**RECORD LIST**:
[BEGIN]

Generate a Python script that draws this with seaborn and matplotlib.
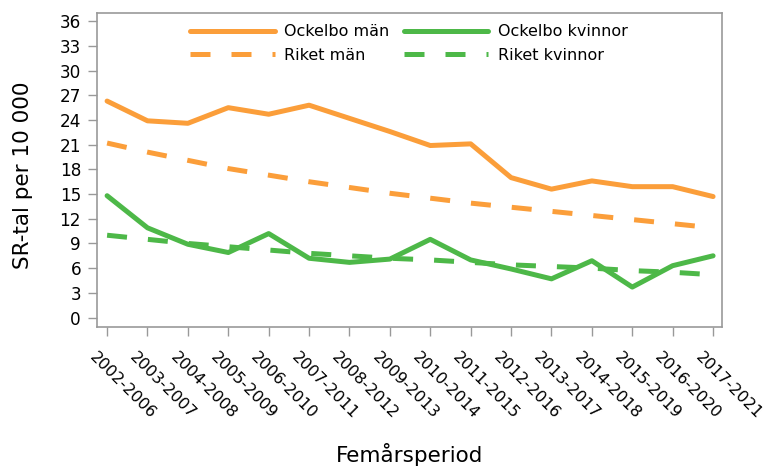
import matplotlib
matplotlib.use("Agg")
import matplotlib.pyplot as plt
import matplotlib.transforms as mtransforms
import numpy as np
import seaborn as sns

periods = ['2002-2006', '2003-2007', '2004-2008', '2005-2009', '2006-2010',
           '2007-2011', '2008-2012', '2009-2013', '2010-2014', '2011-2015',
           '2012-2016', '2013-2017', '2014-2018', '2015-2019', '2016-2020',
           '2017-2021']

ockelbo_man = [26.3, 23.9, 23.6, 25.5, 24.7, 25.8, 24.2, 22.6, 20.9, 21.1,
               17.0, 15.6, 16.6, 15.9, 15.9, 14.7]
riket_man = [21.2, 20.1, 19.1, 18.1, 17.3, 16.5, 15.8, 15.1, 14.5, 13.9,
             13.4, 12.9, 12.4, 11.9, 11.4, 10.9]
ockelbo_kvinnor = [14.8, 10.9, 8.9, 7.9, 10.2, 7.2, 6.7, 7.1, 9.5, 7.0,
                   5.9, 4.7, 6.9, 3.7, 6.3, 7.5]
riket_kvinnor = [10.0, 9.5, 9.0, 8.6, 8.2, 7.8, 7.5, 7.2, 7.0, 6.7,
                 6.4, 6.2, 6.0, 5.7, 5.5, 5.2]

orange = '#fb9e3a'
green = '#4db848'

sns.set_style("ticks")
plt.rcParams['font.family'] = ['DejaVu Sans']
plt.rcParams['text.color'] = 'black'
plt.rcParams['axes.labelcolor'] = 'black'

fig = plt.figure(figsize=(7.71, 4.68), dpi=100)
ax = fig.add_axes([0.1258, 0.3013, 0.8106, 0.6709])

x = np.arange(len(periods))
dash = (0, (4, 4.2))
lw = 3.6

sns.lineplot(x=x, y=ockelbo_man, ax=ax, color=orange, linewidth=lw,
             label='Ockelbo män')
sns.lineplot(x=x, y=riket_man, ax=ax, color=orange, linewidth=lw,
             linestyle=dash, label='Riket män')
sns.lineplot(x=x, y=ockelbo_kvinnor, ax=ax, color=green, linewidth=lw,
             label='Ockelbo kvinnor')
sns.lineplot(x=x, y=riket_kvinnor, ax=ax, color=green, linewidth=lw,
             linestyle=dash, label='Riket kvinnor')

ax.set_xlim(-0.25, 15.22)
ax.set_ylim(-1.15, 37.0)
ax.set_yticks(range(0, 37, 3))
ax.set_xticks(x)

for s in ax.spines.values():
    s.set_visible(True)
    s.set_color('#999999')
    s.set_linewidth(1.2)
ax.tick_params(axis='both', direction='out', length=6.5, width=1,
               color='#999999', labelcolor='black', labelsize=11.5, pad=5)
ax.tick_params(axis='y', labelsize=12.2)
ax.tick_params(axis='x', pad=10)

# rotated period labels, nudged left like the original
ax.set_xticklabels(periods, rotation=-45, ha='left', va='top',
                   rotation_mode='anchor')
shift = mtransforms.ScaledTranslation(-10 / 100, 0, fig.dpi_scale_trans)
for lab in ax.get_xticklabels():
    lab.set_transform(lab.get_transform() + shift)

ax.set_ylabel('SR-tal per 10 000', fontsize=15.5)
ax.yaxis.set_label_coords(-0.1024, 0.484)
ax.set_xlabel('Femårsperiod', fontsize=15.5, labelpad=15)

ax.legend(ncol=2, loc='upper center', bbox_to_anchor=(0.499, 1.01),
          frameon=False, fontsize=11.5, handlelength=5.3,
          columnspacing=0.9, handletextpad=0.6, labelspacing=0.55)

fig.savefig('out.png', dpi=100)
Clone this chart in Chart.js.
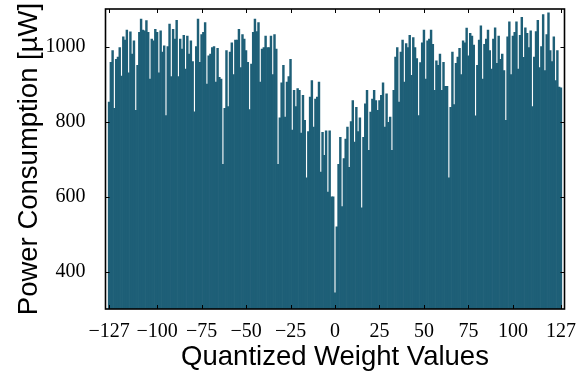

[END]
[BEGIN]

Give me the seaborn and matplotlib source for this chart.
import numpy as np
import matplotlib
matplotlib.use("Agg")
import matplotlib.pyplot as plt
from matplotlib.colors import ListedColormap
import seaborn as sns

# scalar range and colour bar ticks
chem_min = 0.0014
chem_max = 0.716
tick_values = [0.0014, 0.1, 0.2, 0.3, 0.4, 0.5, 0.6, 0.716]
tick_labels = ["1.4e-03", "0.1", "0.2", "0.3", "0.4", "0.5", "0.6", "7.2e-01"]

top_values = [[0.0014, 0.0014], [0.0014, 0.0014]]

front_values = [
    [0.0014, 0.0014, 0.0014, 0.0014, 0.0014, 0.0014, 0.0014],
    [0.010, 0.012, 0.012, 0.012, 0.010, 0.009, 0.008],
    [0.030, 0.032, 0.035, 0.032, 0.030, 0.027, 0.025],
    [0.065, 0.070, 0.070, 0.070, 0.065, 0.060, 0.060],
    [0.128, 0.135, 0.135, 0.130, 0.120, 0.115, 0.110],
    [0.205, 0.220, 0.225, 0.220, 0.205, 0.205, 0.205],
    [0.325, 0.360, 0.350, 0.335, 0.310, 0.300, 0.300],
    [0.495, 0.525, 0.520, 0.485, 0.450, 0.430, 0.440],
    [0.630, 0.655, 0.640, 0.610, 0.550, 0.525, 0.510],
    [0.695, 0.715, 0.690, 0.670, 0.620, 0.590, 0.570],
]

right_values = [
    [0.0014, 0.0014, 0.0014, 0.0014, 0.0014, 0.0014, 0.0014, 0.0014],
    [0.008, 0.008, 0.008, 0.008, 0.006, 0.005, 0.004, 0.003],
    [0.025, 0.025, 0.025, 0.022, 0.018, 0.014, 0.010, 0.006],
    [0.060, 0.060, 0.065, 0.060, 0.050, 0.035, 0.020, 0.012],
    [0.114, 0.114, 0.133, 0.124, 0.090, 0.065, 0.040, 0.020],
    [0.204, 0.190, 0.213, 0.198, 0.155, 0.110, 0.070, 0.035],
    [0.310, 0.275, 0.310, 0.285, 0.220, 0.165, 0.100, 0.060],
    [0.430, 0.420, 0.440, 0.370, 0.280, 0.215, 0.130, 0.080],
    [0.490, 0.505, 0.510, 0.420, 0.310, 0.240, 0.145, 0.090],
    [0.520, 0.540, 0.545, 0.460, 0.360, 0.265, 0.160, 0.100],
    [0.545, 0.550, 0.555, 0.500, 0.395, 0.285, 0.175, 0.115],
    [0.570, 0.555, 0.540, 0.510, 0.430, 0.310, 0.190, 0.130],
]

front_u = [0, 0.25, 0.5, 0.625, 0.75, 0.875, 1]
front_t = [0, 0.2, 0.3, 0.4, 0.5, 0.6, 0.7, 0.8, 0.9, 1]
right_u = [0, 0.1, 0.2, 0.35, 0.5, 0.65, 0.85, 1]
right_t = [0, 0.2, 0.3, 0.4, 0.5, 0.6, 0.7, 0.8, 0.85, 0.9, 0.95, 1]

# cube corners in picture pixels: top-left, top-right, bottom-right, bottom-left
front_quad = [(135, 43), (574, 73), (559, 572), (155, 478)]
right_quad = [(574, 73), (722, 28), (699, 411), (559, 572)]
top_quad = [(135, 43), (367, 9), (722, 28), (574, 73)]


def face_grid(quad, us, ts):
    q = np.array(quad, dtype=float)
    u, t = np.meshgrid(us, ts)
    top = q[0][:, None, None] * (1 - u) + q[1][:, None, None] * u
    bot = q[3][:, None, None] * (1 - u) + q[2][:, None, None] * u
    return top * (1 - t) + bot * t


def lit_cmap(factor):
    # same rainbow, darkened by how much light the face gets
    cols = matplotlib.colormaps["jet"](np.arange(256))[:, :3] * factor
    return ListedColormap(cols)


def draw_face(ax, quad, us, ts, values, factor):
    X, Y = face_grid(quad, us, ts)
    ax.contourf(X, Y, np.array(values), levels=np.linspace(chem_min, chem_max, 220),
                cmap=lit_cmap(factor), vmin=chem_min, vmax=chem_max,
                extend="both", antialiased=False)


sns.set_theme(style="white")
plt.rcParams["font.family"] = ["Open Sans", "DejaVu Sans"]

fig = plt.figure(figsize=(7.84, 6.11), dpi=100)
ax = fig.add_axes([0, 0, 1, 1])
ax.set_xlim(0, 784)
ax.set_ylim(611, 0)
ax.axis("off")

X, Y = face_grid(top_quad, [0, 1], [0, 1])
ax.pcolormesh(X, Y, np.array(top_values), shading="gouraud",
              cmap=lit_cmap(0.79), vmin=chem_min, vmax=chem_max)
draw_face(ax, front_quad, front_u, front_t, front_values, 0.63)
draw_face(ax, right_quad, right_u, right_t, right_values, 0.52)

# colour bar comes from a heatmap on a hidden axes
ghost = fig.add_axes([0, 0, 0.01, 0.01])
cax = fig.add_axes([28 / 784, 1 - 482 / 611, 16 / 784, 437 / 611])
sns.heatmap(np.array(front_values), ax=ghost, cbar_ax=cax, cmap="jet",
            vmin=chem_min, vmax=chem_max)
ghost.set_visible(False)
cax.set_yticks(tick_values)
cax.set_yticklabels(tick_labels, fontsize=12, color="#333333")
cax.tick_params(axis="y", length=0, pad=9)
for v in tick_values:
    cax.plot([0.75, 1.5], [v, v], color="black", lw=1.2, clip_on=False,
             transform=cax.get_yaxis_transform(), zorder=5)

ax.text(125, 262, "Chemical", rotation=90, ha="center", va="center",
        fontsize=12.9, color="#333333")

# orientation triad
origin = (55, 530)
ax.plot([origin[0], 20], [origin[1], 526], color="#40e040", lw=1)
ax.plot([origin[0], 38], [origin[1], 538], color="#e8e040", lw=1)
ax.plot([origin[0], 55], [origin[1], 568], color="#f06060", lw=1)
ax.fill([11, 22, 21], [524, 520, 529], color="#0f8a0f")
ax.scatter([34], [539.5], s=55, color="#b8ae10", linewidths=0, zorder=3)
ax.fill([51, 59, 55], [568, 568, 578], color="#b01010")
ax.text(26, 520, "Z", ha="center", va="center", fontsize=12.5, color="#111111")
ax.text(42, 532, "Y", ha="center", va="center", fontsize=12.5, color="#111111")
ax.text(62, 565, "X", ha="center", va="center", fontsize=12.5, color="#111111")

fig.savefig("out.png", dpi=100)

[END]
[BEGIN]

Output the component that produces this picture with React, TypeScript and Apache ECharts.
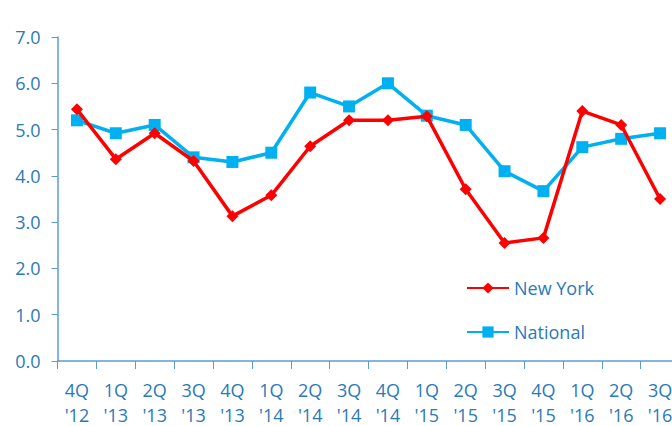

[END]

**SHORT TASK**:
Above are the lines; repeat exactly the ones from the line containing "Give me the" down to the line containing "0.9, 0.95, 1]", both inclusive.

**WRITTEN RESPONSE**:
Give me the seaborn and matplotlib source for this chart.
import numpy as np
import matplotlib
matplotlib.use("Agg")
import matplotlib.pyplot as plt
from matplotlib.colors import ListedColormap
import seaborn as sns

# scalar range and colour bar ticks
chem_min = 0.0014
chem_max = 0.716
tick_values = [0.0014, 0.1, 0.2, 0.3, 0.4, 0.5, 0.6, 0.716]
tick_labels = ["1.4e-03", "0.1", "0.2", "0.3", "0.4", "0.5", "0.6", "7.2e-01"]

top_values = [[0.0014, 0.0014], [0.0014, 0.0014]]

front_values = [
    [0.0014, 0.0014, 0.0014, 0.0014, 0.0014, 0.0014, 0.0014],
    [0.010, 0.012, 0.012, 0.012, 0.010, 0.009, 0.008],
    [0.030, 0.032, 0.035, 0.032, 0.030, 0.027, 0.025],
    [0.065, 0.070, 0.070, 0.070, 0.065, 0.060, 0.060],
    [0.128, 0.135, 0.135, 0.130, 0.120, 0.115, 0.110],
    [0.205, 0.220, 0.225, 0.220, 0.205, 0.205, 0.205],
    [0.325, 0.360, 0.350, 0.335, 0.310, 0.300, 0.300],
    [0.495, 0.525, 0.520, 0.485, 0.450, 0.430, 0.440],
    [0.630, 0.655, 0.640, 0.610, 0.550, 0.525, 0.510],
    [0.695, 0.715, 0.690, 0.670, 0.620, 0.590, 0.570],
]

right_values = [
    [0.0014, 0.0014, 0.0014, 0.0014, 0.0014, 0.0014, 0.0014, 0.0014],
    [0.008, 0.008, 0.008, 0.008, 0.006, 0.005, 0.004, 0.003],
    [0.025, 0.025, 0.025, 0.022, 0.018, 0.014, 0.010, 0.006],
    [0.060, 0.060, 0.065, 0.060, 0.050, 0.035, 0.020, 0.012],
    [0.114, 0.114, 0.133, 0.124, 0.090, 0.065, 0.040, 0.020],
    [0.204, 0.190, 0.213, 0.198, 0.155, 0.110, 0.070, 0.035],
    [0.310, 0.275, 0.310, 0.285, 0.220, 0.165, 0.100, 0.060],
    [0.430, 0.420, 0.440, 0.370, 0.280, 0.215, 0.130, 0.080],
    [0.490, 0.505, 0.510, 0.420, 0.310, 0.240, 0.145, 0.090],
    [0.520, 0.540, 0.545, 0.460, 0.360, 0.265, 0.160, 0.100],
    [0.545, 0.550, 0.555, 0.500, 0.395, 0.285, 0.175, 0.115],
    [0.570, 0.555, 0.540, 0.510, 0.430, 0.310, 0.190, 0.130],
]

front_u = [0, 0.25, 0.5, 0.625, 0.75, 0.875, 1]
front_t = [0, 0.2, 0.3, 0.4, 0.5, 0.6, 0.7, 0.8, 0.9, 1]
right_u = [0, 0.1, 0.2, 0.35, 0.5, 0.65, 0.85, 1]
right_t = [0, 0.2, 0.3, 0.4, 0.5, 0.6, 0.7, 0.8, 0.85, 0.9, 0.95, 1]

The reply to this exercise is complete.